> **Your goal**: Find the line containing "What seaborn and" and copy it exactly, along with every line after it up to and including the line containing "import seaborn as sns". Copy nothing else.

> **Information given**:

--

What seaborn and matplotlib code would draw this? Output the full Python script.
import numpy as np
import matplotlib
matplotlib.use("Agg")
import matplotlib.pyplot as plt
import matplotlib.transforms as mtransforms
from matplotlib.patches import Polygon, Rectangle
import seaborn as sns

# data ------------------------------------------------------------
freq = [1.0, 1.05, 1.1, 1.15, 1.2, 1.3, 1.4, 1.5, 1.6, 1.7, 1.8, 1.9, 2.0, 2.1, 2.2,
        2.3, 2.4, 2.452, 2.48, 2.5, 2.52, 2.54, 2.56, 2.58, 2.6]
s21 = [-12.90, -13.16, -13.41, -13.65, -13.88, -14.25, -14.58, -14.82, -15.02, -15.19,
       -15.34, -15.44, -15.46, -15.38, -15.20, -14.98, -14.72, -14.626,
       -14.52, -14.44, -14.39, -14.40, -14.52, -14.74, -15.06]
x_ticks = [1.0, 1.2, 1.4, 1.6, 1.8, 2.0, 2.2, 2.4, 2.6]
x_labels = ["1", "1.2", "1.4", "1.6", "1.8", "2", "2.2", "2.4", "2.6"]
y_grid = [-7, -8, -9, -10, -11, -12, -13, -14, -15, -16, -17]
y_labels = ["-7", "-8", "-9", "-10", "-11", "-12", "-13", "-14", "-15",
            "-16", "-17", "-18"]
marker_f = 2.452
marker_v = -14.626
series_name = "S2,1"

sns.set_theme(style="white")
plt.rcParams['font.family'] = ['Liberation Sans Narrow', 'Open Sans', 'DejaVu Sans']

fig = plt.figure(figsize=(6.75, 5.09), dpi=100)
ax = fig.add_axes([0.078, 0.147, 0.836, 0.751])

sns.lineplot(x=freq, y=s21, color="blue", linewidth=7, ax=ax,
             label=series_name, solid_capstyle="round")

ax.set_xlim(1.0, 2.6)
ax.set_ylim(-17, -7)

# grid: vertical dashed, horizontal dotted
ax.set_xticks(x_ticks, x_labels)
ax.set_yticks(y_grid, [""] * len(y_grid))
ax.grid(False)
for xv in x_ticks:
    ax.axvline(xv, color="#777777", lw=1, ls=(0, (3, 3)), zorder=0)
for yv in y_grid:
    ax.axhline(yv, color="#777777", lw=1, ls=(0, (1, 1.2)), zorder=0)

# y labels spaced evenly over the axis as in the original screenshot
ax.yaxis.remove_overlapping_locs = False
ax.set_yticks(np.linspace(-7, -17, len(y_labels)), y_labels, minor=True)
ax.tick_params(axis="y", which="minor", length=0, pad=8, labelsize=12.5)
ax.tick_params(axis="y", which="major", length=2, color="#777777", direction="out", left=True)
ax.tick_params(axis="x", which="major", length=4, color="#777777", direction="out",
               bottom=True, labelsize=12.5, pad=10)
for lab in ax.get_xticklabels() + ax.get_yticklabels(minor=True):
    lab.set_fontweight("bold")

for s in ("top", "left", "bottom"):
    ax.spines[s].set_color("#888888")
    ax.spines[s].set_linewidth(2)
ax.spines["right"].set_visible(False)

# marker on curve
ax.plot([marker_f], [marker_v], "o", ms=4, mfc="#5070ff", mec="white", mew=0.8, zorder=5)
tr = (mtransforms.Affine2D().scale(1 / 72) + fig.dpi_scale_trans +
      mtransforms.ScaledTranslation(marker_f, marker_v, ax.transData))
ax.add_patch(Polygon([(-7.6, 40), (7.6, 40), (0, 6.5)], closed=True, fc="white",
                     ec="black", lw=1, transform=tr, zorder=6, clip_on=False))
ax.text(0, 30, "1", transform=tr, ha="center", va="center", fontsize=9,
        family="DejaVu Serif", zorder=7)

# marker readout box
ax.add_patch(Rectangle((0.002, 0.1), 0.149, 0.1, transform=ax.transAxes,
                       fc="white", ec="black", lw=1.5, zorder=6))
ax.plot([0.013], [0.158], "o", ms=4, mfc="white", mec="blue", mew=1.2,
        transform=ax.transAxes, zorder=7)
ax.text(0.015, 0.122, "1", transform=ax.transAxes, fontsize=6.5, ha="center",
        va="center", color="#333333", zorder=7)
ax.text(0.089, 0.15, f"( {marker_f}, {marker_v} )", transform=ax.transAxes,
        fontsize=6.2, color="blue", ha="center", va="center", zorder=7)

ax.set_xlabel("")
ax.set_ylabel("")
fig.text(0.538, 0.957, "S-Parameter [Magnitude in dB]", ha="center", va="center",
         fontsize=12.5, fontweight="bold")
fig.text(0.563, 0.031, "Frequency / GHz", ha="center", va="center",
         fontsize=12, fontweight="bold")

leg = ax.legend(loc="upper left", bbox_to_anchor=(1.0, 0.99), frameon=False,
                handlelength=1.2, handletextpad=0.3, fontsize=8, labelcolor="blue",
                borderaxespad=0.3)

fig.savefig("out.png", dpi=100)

--

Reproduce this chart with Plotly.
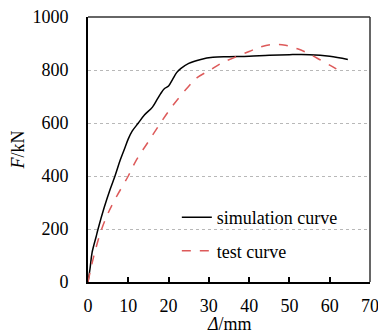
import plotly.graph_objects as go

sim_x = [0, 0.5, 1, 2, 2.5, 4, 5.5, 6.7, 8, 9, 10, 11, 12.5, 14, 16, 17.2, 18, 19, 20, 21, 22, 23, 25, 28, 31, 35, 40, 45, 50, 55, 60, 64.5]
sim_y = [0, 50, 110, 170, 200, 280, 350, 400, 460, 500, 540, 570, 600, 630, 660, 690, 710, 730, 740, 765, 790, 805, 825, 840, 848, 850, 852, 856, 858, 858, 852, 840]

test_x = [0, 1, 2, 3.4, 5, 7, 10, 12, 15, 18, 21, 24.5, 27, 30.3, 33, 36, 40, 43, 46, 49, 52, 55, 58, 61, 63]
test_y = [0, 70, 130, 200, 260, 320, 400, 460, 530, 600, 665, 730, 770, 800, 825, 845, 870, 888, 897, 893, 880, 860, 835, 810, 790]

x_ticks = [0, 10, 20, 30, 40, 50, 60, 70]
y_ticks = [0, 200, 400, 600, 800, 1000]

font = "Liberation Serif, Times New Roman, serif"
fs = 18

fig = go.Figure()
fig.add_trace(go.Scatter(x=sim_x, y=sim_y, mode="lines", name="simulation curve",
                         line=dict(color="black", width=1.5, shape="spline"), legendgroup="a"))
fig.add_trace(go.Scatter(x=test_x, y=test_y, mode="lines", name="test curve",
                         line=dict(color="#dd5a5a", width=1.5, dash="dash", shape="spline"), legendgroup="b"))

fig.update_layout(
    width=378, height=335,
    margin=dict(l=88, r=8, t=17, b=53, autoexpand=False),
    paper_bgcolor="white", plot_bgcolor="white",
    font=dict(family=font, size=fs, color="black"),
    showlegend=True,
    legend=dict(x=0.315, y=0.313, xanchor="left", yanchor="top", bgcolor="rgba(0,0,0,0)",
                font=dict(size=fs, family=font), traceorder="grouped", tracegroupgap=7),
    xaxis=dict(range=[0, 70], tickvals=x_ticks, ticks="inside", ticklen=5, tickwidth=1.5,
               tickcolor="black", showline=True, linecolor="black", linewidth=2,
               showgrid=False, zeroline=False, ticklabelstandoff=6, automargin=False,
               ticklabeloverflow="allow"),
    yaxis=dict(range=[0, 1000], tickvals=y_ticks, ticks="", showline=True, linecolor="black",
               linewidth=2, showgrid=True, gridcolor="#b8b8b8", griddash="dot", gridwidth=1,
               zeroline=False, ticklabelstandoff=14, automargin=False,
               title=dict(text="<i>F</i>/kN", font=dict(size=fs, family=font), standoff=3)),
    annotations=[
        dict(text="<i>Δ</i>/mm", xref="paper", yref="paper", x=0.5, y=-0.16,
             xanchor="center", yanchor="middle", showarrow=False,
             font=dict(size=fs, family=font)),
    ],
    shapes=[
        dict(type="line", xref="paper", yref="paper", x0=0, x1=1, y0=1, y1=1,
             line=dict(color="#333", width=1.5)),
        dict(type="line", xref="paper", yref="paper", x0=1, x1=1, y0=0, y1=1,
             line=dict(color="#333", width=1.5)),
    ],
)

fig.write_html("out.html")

--

> **Output of the task**:
What seaborn and matplotlib code would draw this? Output the full Python script.
import numpy as np
import matplotlib
matplotlib.use("Agg")
import matplotlib.pyplot as plt
import matplotlib.transforms as mtransforms
from matplotlib.patches import Polygon, Rectangle
import seaborn as sns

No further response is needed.